By "our" poetry, Simic means English and American poetry, as opposed to French poetry (e. g., Bonnefoy).

For one of Rogers's translations of Bonnefoy, see here.

6 comments:

Anonymous said...

The Bonnefoy poem you linked to, "Let this World Endure," was my weekly winner in last year's Daily Poem project. I still have a feeling of the atmosphere, although I did not reread it just now. And I remember how that strange chill crept up my spine and released its energy all over my scalp; that chill that you get whenever you hear or read something so beautiful that you just want to be the thing you hear or read.

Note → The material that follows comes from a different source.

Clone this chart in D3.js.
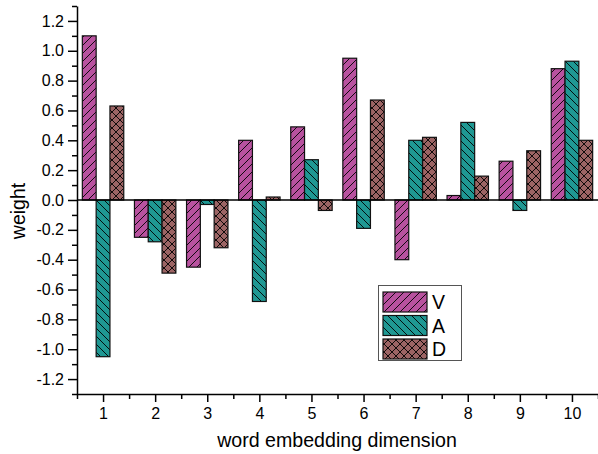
<!DOCTYPE html>
<html>
<head>
<meta charset="utf-8">
<script src="https://cdn.jsdelivr.net/npm/d3@7"></script>
<style>
  body { margin: 0; background: #fff; }
  text { font-family: "Liberation Sans", Arial, sans-serif; fill: #000; }
</style>
</head>
<body>
<svg id="chart" width="598" height="454"></svg>
<script>
// values
const dims = [1, 2, 3, 4, 5, 6, 7, 8, 9, 10]
const seriesNames = ['V', 'A', 'D']
const valuesV = [1.10, -0.25, -0.45, 0.40, 0.49, 0.95, -0.40, 0.03, 0.26, 0.88]
const valuesA = [-1.05, -0.28, -0.03, -0.68, 0.27, -0.19, 0.40, 0.52, -0.07, 0.93]
const valuesD = [0.63, -0.49, -0.32, 0.02, -0.07, 0.67, 0.42, 0.16, 0.33, 0.40]
const yTicks = [-1.2, -1.0, -0.8, -0.6, -0.4, -0.2, 0.0, 0.2, 0.4, 0.6, 0.8, 1.0, 1.2]
const yMinorTicks = [-1.3, -1.1, -0.9, -0.7, -0.5, -0.3, -0.1, 0.1, 0.3, 0.5, 0.7, 0.9, 1.1, 1.3]
const xMinorTicks = [0.5, 1.5, 2.5, 3.5, 4.5, 5.5, 6.5, 7.5, 8.5, 9.5, 10.5]

const colors = { V: '#b8529f', A: '#1f9893', D: '#9c6464' }
const seriesValues = { V: valuesV, A: valuesA, D: valuesD }

const svg = d3.select('#chart')

const margin = { left: 77, top: 6, right: 0, bottom: 60 }
const width = 598
const height = 454

const xScale = d3.scaleLinear()
  .domain([0.5, 10.5])
  .range([margin.left, width - margin.right])

const yScale = d3.scaleLinear()
  .domain([-1.3, 1.3])
  .range([height - margin.bottom, margin.top])

const barW = 0.265 // in x units

// hatch patterns
const defs = svg.append('defs')

function hatch(id, color, paths, size) {
  const p = defs.append('pattern')
    .attr('id', id)
    .attr('patternUnits', 'userSpaceOnUse')
    .attr('width', size)
    .attr('height', size)
  p.append('rect')
    .attr('width', size)
    .attr('height', size)
    .attr('fill', color)
  p.append('path')
    .attr('d', paths)
    .attr('stroke', '#000')
    .attr('stroke-width', 0.9)
    .attr('fill', 'none')
}
const fwd = s => `M0,${s} L${s},0 M-2,2 L2,-2 M${s - 2},${s + 2} L${s + 2},${s - 2}`
const back = s => `M0,0 L${s},${s} M-2,${s - 2} L2,${s + 2} M${s - 2},-2 L${s + 2},2`
hatch('pat-V', colors.V, fwd(8), 8)
hatch('pat-A', colors.A, back(8), 8)
hatch('pat-D', colors.D, fwd(8) + ' ' + back(8), 8)

// bars
const data = []
seriesNames.forEach((name, i) => {
  dims.forEach((d, j) => {
    data.push({ series: name, idx: i, dim: d, value: seriesValues[name][j] })
  })
})

svg.append('g')
  .selectAll('rect')
  .data(data)
  .enter().append('rect')
  .attr('x', d => xScale(d.dim + (d.idx - 1.5) * barW))
  .attr('width', d => xScale(barW) - xScale(0))
  .attr('y', d => yScale(Math.max(0, d.value)))
  .attr('height', d => Math.abs(yScale(d.value) - yScale(0)))
  .attr('fill', d => `url(#pat-${d.series})`)
  .attr('stroke', '#111')
  .attr('stroke-width', 1.2)

// zero line
svg.append('line')
  .attr('x1', xScale(0.5))
  .attr('x2', xScale(10.5))
  .attr('y1', yScale(0))
  .attr('y2', yScale(0))
  .attr('stroke', '#000')
  .attr('stroke-width', 1.5)

// y axis
const yAxisG = svg.append('g')
  .attr('transform', `translate(${margin.left},0)`)
  .call(d3.axisLeft(yScale)
    .tickValues(yTicks)
    .tickFormat(d => d.toFixed(1))
    .tickSize(9)
    .tickSizeOuter(0)
    .tickPadding(4))
yAxisG.append('g')
  .call(d3.axisLeft(yScale)
    .tickValues(yMinorTicks)
    .tickFormat('')
    .tickSize(5))
  .select('.domain').remove()

// x axis
const xAxisG = svg.append('g')
  .attr('transform', `translate(0,${height - margin.bottom})`)
  .call(d3.axisBottom(xScale)
    .tickValues(dims)
    .tickFormat(d3.format('d'))
    .tickSize(8)
    .tickSizeOuter(0)
    .tickPadding(6))
xAxisG.append('g')
  .call(d3.axisBottom(xScale)
    .tickValues(xMinorTicks)
    .tickFormat('')
    .tickSize(5))
  .select('.domain').remove()

svg.selectAll('.domain, .tick line')
  .attr('stroke', '#000')
  .attr('stroke-width', 1.5)
svg.selectAll('.tick text')
  .attr('font-size', 16)
  .style('font-family', '"Liberation Sans", Arial, sans-serif')

// axis titles
svg.append('text')
  .attr('transform', `translate(25,211) rotate(-90)`)
  .attr('text-anchor', 'middle')
  .attr('font-size', 19.5)
  .text('weight')

svg.append('text')
  .attr('x', 337)
  .attr('y', 447)
  .attr('text-anchor', 'middle')
  .attr('font-size', 19.6)
  .text('word embedding dimension')

// legend
const legend = svg.append('g')
legend.append('rect')
  .attr('x', 378.5)
  .attr('y', 285.5)
  .attr('width', 83)
  .attr('height', 75)
  .attr('fill', '#fff')
  .attr('stroke', '#555')
  .attr('stroke-width', 1)

seriesNames.forEach((name, i) => {
  legend.append('rect')
    .attr('x', 383)
    .attr('y', 292 + i * 23.5)
    .attr('width', 44)
    .attr('height', 20)
    .attr('fill', `url(#pat-${name})`)
    .attr('stroke', '#111')
    .attr('stroke-width', 1.2)
  legend.append('text')
    .attr('x', 432)
    .attr('y', 309 + i * 23.5)
    .attr('font-size', 19.5)
    .text(name)
})
</script>
</body>
</html>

That's probably what they call bliss.

Andrew Shields said...

There's a particular kind of dreaminess that one can only arrive at through the almost vague, mystical style of someone like Bonnefoy. W. S. Merwin used to get there often among American poets, but in English (at least recently, as Simic suggests), it is rare.

Donald Brown said...

Pretty words don't mean much anymore
I don't mean to be mean much anymore
--Elvis Costello, 1981

Andrew Shields said...

It don't mean a thing,
if it ain't got that swing --
Do-wa do-wa, do-wa do-wa, do-wa do-wa.

Anonymous said...

Let word be to absence
As color is to shadow,
Gold of ripe fruit
To gold of dry leaves:

(That, to my ears/eyes, is the MOST gorgeous verse of this nearly-everywhere-gorgeous poem. Another way to say this is "This is the part that made MY scalp tingle." Let's hear it for pretty words!)

How about a specific reference to W. S. Merwin? ... if that's easy enough for you to provide, that is.

-- dhsh

Andrew Shields said...

There are several good links in the links section of Merwin's Wikipedia entry.